## Work required
Locate the string "chart" throughout the material and copy every line in which it occurs.

start Collected data

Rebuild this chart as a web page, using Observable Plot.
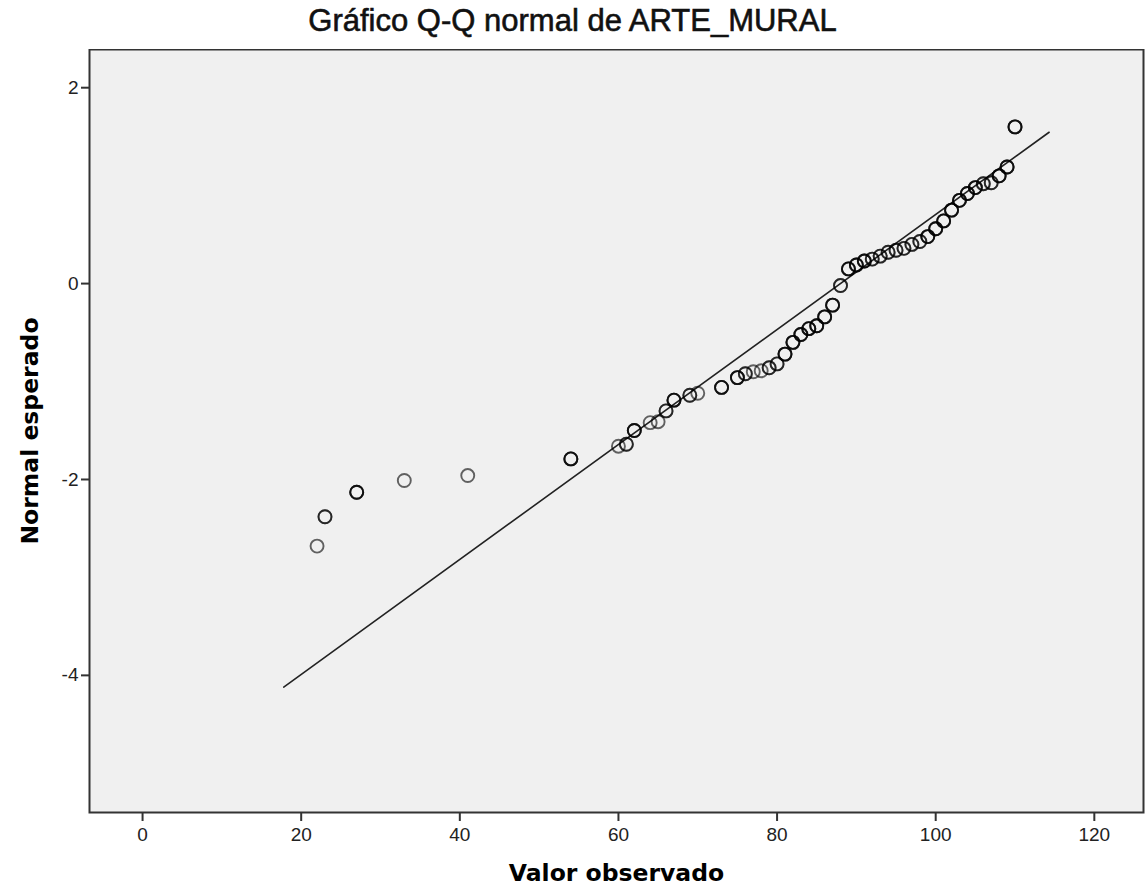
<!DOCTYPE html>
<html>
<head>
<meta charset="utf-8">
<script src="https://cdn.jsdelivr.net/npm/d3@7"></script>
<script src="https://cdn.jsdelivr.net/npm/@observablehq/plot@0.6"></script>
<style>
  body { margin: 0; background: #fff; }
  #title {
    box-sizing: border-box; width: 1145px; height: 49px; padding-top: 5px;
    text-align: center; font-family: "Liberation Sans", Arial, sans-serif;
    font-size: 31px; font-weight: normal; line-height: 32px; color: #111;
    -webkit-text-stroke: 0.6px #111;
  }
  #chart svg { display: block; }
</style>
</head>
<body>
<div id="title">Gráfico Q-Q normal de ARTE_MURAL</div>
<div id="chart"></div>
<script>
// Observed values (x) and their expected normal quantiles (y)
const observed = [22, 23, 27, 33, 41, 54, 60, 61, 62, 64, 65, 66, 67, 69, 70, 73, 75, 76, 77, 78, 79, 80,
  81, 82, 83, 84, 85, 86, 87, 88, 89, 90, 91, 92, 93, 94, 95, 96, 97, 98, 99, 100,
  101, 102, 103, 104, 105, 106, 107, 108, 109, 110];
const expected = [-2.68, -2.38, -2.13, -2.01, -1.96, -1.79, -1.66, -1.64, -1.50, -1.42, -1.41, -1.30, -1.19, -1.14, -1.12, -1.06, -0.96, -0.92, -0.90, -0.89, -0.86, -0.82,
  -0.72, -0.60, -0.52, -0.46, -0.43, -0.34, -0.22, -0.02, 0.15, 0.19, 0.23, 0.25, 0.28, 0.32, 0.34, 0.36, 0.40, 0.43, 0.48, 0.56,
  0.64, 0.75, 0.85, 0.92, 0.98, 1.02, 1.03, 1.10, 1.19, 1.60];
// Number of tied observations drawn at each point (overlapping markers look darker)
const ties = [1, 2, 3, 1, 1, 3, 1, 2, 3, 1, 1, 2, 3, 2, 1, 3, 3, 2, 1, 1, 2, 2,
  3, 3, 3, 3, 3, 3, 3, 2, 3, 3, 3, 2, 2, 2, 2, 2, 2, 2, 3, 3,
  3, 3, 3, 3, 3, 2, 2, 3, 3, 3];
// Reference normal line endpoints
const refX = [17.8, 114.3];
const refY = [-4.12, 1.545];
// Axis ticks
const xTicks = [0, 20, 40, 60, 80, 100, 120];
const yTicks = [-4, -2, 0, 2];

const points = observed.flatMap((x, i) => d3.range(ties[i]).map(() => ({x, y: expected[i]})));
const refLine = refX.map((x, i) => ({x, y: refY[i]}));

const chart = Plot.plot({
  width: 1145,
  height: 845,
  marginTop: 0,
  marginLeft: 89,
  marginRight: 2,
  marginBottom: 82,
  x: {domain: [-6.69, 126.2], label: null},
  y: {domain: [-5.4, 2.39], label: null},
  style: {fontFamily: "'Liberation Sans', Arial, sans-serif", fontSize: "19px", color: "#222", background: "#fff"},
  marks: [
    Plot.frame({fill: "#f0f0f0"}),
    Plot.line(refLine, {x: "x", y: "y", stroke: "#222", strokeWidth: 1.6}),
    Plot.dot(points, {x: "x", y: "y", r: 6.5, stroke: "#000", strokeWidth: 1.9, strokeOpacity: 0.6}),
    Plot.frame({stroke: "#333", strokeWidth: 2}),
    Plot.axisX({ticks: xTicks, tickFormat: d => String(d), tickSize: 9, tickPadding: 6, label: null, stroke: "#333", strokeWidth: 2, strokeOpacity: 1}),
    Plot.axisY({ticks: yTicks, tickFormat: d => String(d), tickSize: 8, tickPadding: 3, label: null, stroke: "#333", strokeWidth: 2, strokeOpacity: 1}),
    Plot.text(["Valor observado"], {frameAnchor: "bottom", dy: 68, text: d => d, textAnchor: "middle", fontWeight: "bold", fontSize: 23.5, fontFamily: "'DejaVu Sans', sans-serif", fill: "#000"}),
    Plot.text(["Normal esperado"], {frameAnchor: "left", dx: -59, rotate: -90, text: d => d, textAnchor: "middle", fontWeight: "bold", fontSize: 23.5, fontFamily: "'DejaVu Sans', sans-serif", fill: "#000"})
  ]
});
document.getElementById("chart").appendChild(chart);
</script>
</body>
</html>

end Collected data

## Answer to the task
Rebuild this chart as a web page, using Observable Plot.
  #chart svg { display: block; }
<div id="chart"></div>
const chart = Plot.plot({
document.getElementById("chart").appendChild(chart);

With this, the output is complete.